Source code of charts:
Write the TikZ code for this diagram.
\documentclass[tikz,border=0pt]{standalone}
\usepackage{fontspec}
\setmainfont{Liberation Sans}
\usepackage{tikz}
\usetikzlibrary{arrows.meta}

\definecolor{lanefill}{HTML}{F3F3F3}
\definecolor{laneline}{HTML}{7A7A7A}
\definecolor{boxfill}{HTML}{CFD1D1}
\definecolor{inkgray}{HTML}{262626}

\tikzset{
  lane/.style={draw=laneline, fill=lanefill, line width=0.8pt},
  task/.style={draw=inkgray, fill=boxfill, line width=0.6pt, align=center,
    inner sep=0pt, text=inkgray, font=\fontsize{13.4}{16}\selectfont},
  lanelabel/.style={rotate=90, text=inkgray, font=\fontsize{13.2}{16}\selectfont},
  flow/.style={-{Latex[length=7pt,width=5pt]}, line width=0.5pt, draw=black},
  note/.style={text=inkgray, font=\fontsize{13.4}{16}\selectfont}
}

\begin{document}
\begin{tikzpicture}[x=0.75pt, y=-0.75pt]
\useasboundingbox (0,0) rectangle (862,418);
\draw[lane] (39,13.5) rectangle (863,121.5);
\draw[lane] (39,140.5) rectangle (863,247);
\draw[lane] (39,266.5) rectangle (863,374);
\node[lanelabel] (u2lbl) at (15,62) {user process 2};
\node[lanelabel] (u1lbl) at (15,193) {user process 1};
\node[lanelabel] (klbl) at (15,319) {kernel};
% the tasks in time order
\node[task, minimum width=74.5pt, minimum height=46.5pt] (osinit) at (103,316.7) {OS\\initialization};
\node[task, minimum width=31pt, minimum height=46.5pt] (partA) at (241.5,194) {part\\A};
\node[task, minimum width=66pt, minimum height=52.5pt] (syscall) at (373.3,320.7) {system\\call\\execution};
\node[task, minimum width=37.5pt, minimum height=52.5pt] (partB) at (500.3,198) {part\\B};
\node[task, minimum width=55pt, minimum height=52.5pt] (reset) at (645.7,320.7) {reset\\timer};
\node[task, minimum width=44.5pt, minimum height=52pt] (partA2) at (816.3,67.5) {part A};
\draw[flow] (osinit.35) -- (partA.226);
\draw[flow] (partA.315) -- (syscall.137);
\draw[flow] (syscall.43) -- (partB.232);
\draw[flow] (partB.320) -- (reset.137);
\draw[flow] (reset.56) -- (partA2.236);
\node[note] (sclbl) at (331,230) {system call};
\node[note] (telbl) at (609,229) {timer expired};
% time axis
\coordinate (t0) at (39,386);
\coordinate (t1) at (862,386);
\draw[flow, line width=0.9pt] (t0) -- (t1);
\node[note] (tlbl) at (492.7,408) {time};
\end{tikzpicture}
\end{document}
==
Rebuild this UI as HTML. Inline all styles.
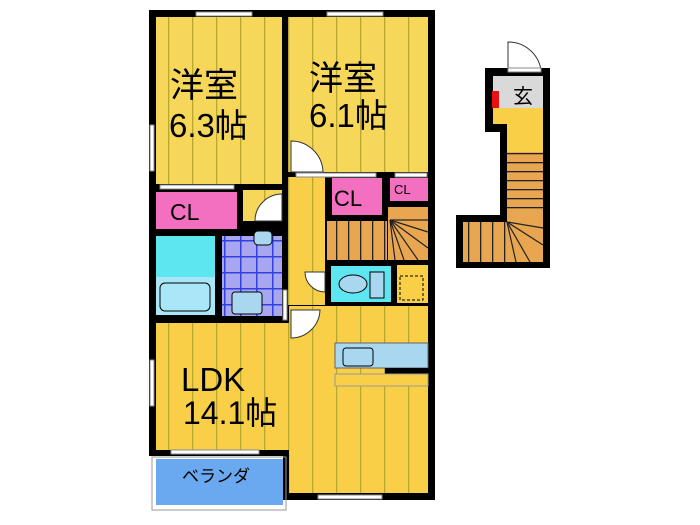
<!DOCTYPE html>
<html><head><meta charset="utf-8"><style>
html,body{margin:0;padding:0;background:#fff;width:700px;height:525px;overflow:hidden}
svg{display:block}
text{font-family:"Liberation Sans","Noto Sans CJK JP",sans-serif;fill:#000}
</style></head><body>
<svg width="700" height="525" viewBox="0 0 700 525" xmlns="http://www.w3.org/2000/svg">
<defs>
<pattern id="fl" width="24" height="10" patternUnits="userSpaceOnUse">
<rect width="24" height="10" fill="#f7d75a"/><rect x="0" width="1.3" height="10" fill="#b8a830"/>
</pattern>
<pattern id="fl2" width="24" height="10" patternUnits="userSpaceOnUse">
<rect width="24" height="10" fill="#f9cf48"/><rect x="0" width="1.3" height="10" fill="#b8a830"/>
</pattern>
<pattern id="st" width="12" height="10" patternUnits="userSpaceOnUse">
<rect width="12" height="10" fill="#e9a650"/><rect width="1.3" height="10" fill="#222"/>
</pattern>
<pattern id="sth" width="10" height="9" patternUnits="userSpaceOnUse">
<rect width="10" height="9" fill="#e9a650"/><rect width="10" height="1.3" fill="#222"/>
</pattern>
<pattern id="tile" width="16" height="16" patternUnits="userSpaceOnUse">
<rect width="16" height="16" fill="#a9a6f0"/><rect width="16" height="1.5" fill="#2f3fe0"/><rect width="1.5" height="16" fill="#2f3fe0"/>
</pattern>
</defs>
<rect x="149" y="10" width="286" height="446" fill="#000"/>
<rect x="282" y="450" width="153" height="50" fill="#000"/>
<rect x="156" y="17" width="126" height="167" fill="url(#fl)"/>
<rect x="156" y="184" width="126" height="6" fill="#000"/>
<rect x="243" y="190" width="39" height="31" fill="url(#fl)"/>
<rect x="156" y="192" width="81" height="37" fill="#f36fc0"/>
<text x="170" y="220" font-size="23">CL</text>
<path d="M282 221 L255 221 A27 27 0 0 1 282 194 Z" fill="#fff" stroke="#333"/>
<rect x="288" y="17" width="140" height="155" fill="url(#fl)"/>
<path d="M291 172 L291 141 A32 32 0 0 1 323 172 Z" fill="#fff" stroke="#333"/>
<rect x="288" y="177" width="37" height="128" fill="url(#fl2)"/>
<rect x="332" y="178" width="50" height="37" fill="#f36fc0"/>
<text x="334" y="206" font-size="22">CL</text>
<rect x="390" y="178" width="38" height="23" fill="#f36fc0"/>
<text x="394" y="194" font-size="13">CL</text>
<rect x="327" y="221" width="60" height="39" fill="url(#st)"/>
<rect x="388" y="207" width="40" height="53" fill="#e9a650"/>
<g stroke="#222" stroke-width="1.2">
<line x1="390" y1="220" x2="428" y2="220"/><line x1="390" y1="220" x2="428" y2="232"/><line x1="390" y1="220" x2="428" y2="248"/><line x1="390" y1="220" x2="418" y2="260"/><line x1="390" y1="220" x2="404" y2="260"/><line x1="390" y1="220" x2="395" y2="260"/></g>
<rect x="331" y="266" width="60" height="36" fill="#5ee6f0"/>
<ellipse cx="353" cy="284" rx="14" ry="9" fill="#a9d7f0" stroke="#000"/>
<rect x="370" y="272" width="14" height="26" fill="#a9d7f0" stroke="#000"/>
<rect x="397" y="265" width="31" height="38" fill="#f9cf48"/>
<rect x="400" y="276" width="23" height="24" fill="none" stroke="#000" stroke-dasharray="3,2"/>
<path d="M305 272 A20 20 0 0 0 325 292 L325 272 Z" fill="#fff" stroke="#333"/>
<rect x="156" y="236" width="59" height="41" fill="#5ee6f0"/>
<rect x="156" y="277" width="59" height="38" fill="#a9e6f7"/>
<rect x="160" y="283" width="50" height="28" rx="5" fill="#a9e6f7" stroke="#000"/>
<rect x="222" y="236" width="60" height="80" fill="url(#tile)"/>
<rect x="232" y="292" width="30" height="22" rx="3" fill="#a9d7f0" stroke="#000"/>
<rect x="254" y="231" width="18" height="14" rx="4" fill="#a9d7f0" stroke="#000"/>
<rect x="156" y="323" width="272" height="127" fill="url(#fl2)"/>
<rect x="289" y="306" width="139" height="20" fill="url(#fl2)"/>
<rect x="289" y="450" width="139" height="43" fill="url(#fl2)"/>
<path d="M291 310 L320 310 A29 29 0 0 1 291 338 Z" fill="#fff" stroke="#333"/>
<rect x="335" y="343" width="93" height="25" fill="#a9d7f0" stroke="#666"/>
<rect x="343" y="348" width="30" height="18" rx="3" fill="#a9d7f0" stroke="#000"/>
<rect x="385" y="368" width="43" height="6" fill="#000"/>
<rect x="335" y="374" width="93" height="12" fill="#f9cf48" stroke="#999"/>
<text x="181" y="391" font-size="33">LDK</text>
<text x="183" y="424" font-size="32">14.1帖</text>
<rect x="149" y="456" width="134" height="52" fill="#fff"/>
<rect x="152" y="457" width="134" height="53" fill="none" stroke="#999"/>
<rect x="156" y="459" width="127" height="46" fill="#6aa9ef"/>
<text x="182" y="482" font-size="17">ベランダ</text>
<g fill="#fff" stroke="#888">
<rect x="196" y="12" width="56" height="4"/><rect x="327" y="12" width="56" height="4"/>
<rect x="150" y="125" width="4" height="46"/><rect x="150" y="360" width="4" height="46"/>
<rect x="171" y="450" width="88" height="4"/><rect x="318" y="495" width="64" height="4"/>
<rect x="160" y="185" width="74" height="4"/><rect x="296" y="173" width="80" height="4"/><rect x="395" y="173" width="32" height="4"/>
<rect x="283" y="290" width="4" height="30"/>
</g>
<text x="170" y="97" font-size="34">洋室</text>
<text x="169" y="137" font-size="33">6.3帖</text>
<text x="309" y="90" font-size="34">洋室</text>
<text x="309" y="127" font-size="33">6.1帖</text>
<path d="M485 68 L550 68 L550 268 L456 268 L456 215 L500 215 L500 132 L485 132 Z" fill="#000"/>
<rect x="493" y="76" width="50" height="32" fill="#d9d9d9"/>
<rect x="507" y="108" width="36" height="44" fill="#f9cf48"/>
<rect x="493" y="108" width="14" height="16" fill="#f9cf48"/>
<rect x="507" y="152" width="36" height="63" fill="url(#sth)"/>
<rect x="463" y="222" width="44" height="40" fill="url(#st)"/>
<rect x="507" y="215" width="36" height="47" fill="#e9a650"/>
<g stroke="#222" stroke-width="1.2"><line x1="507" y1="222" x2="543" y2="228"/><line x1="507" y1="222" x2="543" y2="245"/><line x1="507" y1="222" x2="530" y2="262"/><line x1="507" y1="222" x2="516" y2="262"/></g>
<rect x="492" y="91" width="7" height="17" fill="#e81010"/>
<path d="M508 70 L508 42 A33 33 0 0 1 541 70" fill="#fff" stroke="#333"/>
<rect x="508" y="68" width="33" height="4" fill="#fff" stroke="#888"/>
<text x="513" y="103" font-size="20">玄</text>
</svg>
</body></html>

Task objective
Search the records for the string "this" and return every line in which it occurs.

Result below
Write the TikZ code for this diagram.
Rebuild this UI as HTML. Inline all styles.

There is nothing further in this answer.